Riley is a 10 year old girl with the diagnoses of cerebral palsy and autism. When I first met her, she already had quite a bit of seating and mobility equipment including a Rifton activity chair, an adaptive stroller, a gait trainer, and a power wheelchair. Riley was also using a communication device. The supplier working with Riley, Lindsey Rea, ATP of Numotion, referred her for evaluation of her driving method. Although Riley had a head array on her current power wheelchair, she demonstrated very good control of her right foot and Lindsey was hopeful this could be used for driving. Her speech language pathologists, Jill Tullman and Christie Bowers, were also interested in evaluation of Riley’s access to her communication device. While the device was set-up for eye gaze control, Riley continually attempted to access this with her right foot.
Riley could sit independently on the floor; however, she required a stable contoured cushion to support how she accessed her assistive technology devices with her right foot. In conjunction with a contoured back, she would have adequate postural support for her functional activities.
Riley could use a gait trainer though used the power wheelchair for longer distances and to provide more efficient mobility. Riley had had a power wheelchair for nearly 5 years at the time of the initial evaluation.
During the evaluation, the attendant joystick was moved from the rear of the power wheelchair and placed at her right foot where she was able to grasp and move this with her shoe and sock removed. I determined that Riley did have more control driving with her right foot than with her head. We next needed to determine how to implement this recommendation. The joystick needed to be embedded into the right footplate itself. Specifically, I recommended the Stealth Products Mushroom joystick, as this works well for foot drivers, being quite durable for this placement. The body of the joystick would be mounted under the footplate while the handle needed to protrude above the level of the footplate toward the distal end.

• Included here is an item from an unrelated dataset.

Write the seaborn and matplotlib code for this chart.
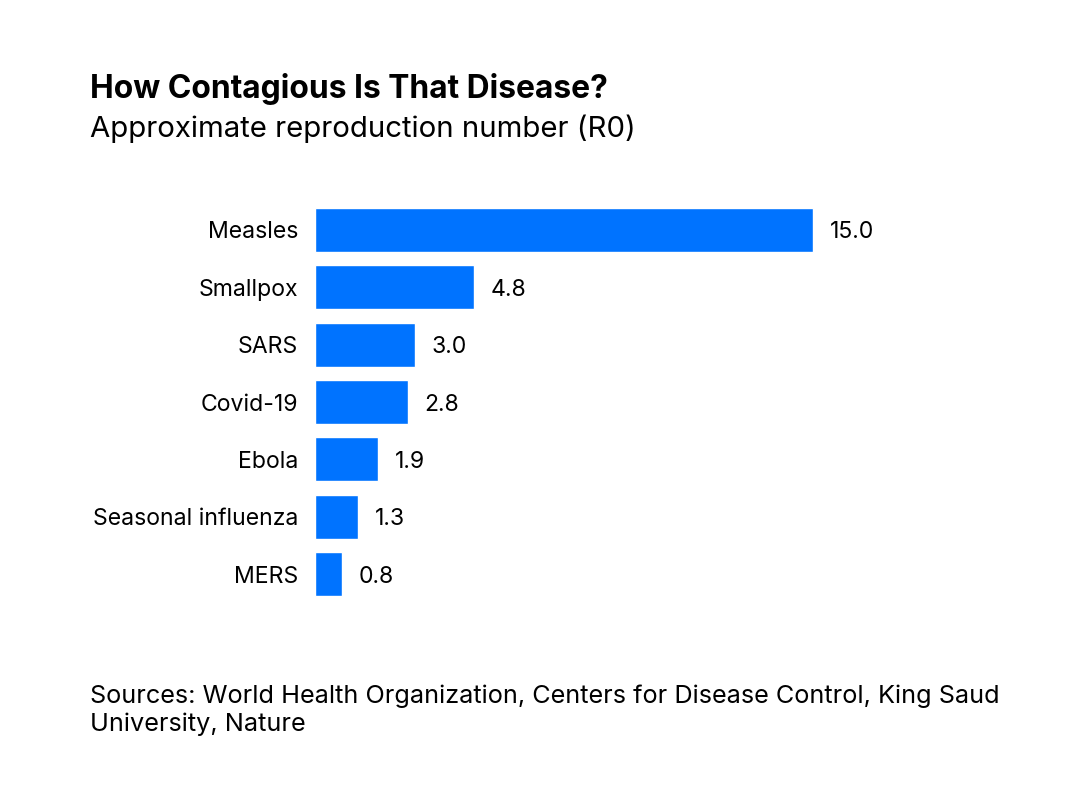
import matplotlib
matplotlib.use("Agg")
import seaborn as sns
import matplotlib.pyplot as plt
import pandas as pd

# data
diseases = ["Measles", "Smallpox", "SARS", "Covid-19", "Ebola", "Seasonal influenza", "MERS"]
r0 = [15.0, 4.8, 3.0, 2.8, 1.9, 1.3, 0.8]

title = "How Contagious Is That Disease?"
subtitle = "Approximate reproduction number (R0)"
source_lines = ["Sources: World Health Organization, Centers for Disease Control, King Saud",
                "University, Nature"]

sns.set_theme(style="white")
plt.rcParams['font.family'] = ['Inter', 'DejaVu Sans']
plt.rcParams['text.color'] = 'black'

df = pd.DataFrame({"disease": diseases, "r0": r0})

W, H = 1088, 805
fig = plt.figure(figsize=(W / 100, H / 100), dpi=100)
# axes placed in pixel coords
left, right, top, bottom = 315, 979, 201.3, 602.7
ax = fig.add_axes([left / W, 1 - bottom / H, (right - left) / W, (bottom - top) / H])

sns.barplot(data=df, x="r0", y="disease", orient="h", color="#0073FF",
            saturation=1, width=0.767, ax=ax)

for i, v in enumerate(r0):
    ax.annotate(f"{v:.1f}", (v, i), xytext=(12, 0), textcoords="offset points",
                va="center_baseline", ha="left", fontsize=16.6, color="black")

ax.set_xlim(0, 20)
ax.set_ylim(6.5, -0.5)
ax.set_xlabel("")
ax.set_ylabel("")
ax.set_xticks([])
ax.tick_params(axis="y", length=0, pad=12, labelsize=16.6, labelcolor="black")
for s in ax.spines.values():
    s.set_visible(False)

fig.text(90 / W, 1 - 98 / H, title, fontsize=22.9, fontweight="bold", ha="left", va="baseline")
fig.text(90 / W, 1 - 137 / H, subtitle, fontsize=21.15, ha="left", va="baseline")
for k, line in enumerate(source_lines):
    fig.text(90 / W, 1 - (703 + 28 * k) / H, line, fontsize=18.2, ha="left", va="baseline")

fig.savefig("out.png", dpi=100, facecolor="white")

A new power wheelchair, the Quantum Rehab Stretto, was recommended with the Mushroom joystick, as well as mounting for the communication device. The power wheelchair was shipped from Quantum Rehab to Stealth Products for the Mushroom joystick to be installed. Although Riley could use the dome shaped handle, the family ultimately used a custom 3D printed goalpost style handle which worked better for driving. She can even drive this with her shoe on! Tracking technology further optimizes her driving. The new power wheelchair also includes a seat elevator which helps Riley with transfers, as well as extends her functional reach with her right foot. A power tilt allows her to shift her weight.
Riley was also able to access her communication device using her right foot by activating specific locations on the display with her toe. We recommended a mount which would position the communication device optimally for access while still allowing Riley to also access the power wheelchair joystick. She accesses the communication device while barefoot.
Riley is truly a remarkable girl who can drive, manage her power seating, and even turn on her power wheelchair LED lighting independently! She is an awesome communicator and is ready to take on the world!